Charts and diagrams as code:
◆ ◆ ◆ ◆ ◆
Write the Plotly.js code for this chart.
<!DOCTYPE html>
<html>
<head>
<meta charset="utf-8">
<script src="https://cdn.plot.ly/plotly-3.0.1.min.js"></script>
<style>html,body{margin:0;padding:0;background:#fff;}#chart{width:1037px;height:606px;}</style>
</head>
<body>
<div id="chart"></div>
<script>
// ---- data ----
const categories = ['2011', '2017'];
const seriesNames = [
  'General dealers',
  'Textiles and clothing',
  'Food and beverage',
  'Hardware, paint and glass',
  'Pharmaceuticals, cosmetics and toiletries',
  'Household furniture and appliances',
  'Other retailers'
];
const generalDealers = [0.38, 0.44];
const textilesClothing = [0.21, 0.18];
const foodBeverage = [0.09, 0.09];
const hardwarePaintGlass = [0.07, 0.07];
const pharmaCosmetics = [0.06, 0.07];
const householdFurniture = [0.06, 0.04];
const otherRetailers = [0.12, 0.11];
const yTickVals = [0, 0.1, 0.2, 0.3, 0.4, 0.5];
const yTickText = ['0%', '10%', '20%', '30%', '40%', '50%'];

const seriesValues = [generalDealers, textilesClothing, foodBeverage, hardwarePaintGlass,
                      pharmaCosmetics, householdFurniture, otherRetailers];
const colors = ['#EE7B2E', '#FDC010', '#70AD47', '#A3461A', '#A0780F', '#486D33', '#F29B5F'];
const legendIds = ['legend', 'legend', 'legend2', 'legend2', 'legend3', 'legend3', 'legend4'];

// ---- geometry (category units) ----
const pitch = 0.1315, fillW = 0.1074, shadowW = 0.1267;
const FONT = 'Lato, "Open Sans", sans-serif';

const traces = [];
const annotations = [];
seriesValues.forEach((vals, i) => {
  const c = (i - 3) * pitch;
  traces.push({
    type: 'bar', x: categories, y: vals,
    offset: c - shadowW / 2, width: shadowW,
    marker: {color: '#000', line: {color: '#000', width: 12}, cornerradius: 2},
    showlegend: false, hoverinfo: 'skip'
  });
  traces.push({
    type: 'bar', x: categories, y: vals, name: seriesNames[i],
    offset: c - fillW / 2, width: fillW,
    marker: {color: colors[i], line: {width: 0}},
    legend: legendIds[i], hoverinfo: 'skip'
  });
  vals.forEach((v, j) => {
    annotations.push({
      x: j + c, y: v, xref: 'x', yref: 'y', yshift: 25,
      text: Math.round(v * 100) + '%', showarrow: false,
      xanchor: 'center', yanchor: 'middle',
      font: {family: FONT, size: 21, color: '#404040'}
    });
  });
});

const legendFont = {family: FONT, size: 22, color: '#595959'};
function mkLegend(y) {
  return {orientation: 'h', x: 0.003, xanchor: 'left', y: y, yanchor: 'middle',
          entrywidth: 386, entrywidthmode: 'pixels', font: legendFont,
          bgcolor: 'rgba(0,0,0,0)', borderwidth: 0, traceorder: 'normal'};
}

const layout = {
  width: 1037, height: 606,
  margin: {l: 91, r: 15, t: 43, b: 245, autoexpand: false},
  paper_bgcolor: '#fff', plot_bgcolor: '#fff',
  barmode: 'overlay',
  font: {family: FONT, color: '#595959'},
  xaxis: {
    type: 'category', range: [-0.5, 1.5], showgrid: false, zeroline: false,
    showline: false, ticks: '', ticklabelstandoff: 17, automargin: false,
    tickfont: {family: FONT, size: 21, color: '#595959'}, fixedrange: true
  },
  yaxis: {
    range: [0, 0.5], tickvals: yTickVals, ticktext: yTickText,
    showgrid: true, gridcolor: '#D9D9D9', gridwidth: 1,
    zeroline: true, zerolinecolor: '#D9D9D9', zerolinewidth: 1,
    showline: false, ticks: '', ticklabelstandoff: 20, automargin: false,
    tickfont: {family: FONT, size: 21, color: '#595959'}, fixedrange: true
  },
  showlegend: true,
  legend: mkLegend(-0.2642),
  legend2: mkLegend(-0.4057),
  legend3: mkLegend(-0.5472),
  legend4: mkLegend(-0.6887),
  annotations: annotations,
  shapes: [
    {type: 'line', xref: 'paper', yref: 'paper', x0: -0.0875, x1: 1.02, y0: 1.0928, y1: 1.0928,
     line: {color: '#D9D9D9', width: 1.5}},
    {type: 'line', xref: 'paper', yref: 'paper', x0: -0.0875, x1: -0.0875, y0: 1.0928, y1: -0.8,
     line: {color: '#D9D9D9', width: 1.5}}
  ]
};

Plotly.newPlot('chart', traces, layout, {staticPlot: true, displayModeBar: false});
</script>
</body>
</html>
◆ ◆ ◆ ◆ ◆
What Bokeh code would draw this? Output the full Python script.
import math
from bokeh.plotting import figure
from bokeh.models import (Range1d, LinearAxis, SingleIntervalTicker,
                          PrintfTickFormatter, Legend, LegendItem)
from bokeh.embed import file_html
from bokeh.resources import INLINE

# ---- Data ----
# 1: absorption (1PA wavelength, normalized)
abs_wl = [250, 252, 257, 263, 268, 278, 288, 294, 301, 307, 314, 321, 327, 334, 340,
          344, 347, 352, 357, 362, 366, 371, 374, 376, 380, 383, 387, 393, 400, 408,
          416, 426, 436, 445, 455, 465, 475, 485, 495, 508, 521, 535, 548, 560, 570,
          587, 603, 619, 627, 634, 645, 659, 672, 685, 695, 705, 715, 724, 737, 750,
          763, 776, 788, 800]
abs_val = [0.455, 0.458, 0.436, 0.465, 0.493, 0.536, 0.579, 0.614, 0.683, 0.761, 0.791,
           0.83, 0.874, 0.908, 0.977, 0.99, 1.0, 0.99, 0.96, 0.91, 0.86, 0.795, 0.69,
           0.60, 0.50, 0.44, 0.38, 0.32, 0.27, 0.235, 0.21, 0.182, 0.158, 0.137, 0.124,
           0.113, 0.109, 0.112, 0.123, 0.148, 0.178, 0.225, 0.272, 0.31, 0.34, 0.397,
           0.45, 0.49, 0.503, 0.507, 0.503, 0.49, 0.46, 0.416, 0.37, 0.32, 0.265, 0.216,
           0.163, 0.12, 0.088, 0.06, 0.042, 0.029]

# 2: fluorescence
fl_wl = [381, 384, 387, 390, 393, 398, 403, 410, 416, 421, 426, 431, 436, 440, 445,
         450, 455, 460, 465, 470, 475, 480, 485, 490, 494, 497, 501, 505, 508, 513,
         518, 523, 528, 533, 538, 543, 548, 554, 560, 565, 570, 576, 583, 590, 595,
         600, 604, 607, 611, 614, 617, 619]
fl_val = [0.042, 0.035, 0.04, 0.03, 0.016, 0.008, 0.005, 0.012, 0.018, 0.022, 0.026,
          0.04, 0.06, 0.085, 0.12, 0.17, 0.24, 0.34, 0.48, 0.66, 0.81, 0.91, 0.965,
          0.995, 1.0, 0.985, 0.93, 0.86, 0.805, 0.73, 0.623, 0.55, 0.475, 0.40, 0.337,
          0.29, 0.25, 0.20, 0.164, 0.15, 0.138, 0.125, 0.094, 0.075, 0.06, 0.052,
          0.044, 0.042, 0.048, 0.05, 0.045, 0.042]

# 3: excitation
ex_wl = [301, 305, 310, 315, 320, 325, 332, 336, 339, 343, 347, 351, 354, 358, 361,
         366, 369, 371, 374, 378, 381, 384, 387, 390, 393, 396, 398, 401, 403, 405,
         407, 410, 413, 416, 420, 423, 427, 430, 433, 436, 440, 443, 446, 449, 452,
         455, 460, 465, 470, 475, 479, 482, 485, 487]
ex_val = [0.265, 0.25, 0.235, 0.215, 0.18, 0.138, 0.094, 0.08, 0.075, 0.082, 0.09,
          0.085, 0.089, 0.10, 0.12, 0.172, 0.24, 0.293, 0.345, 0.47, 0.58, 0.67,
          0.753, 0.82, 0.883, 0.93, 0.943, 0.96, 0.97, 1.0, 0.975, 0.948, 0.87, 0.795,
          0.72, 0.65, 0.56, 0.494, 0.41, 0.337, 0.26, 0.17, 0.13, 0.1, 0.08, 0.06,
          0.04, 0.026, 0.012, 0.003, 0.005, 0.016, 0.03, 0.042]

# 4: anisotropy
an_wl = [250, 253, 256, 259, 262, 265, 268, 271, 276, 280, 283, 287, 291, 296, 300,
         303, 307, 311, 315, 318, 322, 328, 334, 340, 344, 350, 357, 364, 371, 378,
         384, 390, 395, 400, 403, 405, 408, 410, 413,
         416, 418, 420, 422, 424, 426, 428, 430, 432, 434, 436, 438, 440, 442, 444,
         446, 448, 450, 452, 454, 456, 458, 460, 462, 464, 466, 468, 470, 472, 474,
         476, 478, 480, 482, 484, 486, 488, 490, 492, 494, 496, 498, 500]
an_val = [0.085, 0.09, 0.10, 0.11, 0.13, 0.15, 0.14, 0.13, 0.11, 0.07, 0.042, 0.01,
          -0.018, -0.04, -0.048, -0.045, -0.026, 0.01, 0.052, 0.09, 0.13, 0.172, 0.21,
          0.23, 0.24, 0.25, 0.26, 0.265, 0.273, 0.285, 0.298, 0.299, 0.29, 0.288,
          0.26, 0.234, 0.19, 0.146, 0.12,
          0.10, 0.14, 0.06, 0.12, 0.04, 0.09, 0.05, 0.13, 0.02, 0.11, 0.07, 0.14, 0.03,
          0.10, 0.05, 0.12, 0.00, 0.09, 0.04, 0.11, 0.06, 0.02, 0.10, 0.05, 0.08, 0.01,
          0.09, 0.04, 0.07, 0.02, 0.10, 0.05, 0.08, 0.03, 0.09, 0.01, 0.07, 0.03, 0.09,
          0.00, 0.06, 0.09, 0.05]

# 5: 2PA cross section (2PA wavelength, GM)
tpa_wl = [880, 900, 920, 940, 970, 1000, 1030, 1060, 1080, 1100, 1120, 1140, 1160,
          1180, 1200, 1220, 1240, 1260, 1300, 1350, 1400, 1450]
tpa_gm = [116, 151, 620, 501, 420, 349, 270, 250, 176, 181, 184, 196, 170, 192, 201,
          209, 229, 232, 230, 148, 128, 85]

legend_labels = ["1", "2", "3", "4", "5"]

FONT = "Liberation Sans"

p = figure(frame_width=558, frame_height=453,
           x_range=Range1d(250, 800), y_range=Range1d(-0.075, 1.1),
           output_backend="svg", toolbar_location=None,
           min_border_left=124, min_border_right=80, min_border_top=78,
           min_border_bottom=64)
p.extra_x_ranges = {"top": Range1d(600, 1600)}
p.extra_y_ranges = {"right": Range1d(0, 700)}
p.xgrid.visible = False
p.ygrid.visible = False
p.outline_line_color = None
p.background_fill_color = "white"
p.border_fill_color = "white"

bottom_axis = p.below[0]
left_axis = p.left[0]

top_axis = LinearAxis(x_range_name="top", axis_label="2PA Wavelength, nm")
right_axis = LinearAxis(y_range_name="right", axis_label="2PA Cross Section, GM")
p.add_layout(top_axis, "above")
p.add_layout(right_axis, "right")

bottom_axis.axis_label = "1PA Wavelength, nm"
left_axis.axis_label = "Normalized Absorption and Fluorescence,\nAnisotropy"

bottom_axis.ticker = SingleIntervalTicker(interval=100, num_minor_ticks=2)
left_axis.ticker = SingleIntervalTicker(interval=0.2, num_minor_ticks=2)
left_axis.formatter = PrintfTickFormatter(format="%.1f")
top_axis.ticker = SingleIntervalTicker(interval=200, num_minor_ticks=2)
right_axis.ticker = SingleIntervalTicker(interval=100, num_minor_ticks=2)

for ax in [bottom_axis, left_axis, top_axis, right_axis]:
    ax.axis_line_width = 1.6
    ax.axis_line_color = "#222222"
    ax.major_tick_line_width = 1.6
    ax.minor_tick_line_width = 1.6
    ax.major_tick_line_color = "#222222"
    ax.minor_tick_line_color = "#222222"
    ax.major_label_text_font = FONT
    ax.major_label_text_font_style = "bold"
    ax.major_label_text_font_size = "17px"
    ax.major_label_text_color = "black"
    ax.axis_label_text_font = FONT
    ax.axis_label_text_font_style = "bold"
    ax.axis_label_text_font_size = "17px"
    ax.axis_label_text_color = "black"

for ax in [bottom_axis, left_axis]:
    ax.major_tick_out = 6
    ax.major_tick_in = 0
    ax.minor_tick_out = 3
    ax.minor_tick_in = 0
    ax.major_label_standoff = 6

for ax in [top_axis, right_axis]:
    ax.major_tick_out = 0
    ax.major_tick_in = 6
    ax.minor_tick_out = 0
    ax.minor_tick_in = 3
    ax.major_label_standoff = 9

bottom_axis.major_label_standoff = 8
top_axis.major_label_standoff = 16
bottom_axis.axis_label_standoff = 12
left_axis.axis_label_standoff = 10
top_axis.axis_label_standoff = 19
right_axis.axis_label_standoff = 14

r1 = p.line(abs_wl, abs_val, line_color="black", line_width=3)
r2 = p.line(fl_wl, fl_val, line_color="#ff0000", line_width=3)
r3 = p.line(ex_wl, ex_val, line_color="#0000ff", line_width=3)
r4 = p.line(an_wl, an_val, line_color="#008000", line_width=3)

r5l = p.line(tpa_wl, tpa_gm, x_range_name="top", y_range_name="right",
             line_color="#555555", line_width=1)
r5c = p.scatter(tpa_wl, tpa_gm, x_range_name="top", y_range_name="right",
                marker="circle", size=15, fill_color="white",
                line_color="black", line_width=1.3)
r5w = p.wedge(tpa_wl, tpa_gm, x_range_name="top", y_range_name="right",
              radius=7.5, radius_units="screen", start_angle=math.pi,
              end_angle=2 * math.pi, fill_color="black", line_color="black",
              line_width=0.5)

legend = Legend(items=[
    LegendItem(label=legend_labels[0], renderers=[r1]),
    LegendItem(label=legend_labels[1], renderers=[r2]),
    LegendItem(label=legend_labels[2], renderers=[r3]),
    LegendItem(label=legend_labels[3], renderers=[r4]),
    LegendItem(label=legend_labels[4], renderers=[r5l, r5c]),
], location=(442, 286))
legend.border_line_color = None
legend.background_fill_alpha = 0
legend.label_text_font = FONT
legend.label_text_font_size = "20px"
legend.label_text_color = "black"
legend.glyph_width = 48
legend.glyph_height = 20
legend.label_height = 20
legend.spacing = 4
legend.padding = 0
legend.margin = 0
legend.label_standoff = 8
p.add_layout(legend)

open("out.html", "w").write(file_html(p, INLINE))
◆ ◆ ◆ ◆ ◆
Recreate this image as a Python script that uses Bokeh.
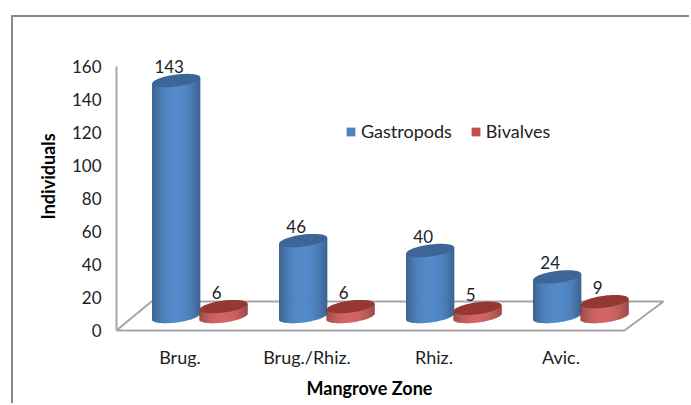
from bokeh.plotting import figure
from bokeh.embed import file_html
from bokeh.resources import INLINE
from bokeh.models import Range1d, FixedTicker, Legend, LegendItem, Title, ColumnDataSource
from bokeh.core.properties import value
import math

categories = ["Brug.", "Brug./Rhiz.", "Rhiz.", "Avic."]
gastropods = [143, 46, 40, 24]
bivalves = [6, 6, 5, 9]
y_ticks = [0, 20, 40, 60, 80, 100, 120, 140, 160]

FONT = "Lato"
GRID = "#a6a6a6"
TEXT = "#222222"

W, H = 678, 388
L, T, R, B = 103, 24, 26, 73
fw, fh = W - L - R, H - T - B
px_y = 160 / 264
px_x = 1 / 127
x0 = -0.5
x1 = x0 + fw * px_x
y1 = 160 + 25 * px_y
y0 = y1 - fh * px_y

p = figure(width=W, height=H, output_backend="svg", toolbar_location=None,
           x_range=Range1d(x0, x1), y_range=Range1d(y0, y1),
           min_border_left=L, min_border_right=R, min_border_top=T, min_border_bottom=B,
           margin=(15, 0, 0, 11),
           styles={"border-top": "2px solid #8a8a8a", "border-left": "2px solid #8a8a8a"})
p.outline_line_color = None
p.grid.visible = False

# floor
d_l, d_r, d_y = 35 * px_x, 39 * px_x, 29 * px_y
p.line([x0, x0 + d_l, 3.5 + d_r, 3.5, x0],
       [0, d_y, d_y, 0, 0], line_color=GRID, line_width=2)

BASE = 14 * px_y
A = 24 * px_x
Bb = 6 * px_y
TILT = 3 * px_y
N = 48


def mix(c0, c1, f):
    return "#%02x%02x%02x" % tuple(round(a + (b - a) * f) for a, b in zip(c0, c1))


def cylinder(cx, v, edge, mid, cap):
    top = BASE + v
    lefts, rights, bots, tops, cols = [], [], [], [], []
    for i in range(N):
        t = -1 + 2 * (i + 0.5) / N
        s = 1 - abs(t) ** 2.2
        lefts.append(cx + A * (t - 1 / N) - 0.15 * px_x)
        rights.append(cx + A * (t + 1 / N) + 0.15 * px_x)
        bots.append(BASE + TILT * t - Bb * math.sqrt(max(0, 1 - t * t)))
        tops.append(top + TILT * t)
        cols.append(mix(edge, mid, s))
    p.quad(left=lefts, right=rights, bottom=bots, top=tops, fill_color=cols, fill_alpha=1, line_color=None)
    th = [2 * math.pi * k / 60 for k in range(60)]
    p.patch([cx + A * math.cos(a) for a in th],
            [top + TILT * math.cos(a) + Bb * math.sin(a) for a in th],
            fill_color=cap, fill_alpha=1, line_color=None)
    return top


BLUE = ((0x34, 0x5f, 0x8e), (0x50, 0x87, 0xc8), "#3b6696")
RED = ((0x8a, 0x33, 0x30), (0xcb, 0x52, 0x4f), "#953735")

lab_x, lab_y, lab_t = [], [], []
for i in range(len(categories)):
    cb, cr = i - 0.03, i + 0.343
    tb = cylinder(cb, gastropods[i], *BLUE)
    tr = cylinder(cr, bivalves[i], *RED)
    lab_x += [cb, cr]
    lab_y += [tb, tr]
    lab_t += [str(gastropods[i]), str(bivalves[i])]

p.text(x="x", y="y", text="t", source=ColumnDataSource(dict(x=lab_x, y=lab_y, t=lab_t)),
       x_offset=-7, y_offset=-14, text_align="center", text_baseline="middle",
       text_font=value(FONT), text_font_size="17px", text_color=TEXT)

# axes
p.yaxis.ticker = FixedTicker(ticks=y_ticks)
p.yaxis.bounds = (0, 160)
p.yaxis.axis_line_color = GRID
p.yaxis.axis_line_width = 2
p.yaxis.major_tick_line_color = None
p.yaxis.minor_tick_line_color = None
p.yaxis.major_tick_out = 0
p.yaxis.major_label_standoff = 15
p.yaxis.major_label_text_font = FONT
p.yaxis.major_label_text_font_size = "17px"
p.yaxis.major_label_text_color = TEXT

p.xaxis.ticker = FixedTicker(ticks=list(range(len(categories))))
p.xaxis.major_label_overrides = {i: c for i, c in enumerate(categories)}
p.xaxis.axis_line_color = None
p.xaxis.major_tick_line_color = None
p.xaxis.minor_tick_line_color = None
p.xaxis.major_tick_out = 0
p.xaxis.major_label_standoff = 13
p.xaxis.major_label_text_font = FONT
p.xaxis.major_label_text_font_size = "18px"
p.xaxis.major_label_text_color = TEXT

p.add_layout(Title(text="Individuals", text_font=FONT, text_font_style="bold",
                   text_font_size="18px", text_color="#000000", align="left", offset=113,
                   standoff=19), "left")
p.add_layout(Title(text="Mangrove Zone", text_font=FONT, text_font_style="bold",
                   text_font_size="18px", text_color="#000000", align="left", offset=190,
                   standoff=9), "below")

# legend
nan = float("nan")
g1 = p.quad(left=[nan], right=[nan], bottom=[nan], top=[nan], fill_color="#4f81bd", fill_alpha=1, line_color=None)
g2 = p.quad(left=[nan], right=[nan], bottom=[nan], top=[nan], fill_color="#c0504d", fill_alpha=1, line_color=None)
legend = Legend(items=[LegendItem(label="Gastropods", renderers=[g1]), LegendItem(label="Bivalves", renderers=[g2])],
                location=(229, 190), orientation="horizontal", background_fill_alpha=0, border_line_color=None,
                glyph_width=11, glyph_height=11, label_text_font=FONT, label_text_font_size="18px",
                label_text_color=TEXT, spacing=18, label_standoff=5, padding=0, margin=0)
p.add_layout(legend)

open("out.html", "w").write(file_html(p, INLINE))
◆ ◆ ◆ ◆ ◆
■ Aim of the task
What do the lines above say from the one containing "What Bokeh code" down to the one containing "0.044, 0.042, 0.048, 0.05, 0.045, 0.042]"? Return them exactly, both end lines included, and only them.

■ Solution to this problem
What Bokeh code would draw this? Output the full Python script.
import math
from bokeh.plotting import figure
from bokeh.models import (Range1d, LinearAxis, SingleIntervalTicker,
                          PrintfTickFormatter, Legend, LegendItem)
from bokeh.embed import file_html
from bokeh.resources import INLINE

# ---- Data ----
# 1: absorption (1PA wavelength, normalized)
abs_wl = [250, 252, 257, 263, 268, 278, 288, 294, 301, 307, 314, 321, 327, 334, 340,
          344, 347, 352, 357, 362, 366, 371, 374, 376, 380, 383, 387, 393, 400, 408,
          416, 426, 436, 445, 455, 465, 475, 485, 495, 508, 521, 535, 548, 560, 570,
          587, 603, 619, 627, 634, 645, 659, 672, 685, 695, 705, 715, 724, 737, 750,
          763, 776, 788, 800]
abs_val = [0.455, 0.458, 0.436, 0.465, 0.493, 0.536, 0.579, 0.614, 0.683, 0.761, 0.791,
           0.83, 0.874, 0.908, 0.977, 0.99, 1.0, 0.99, 0.96, 0.91, 0.86, 0.795, 0.69,
           0.60, 0.50, 0.44, 0.38, 0.32, 0.27, 0.235, 0.21, 0.182, 0.158, 0.137, 0.124,
           0.113, 0.109, 0.112, 0.123, 0.148, 0.178, 0.225, 0.272, 0.31, 0.34, 0.397,
           0.45, 0.49, 0.503, 0.507, 0.503, 0.49, 0.46, 0.416, 0.37, 0.32, 0.265, 0.216,
           0.163, 0.12, 0.088, 0.06, 0.042, 0.029]

# 2: fluorescence
fl_wl = [381, 384, 387, 390, 393, 398, 403, 410, 416, 421, 426, 431, 436, 440, 445,
         450, 455, 460, 465, 470, 475, 480, 485, 490, 494, 497, 501, 505, 508, 513,
         518, 523, 528, 533, 538, 543, 548, 554, 560, 565, 570, 576, 583, 590, 595,
         600, 604, 607, 611, 614, 617, 619]
fl_val = [0.042, 0.035, 0.04, 0.03, 0.016, 0.008, 0.005, 0.012, 0.018, 0.022, 0.026,
          0.04, 0.06, 0.085, 0.12, 0.17, 0.24, 0.34, 0.48, 0.66, 0.81, 0.91, 0.965,
          0.995, 1.0, 0.985, 0.93, 0.86, 0.805, 0.73, 0.623, 0.55, 0.475, 0.40, 0.337,
          0.29, 0.25, 0.20, 0.164, 0.15, 0.138, 0.125, 0.094, 0.075, 0.06, 0.052,
          0.044, 0.042, 0.048, 0.05, 0.045, 0.042]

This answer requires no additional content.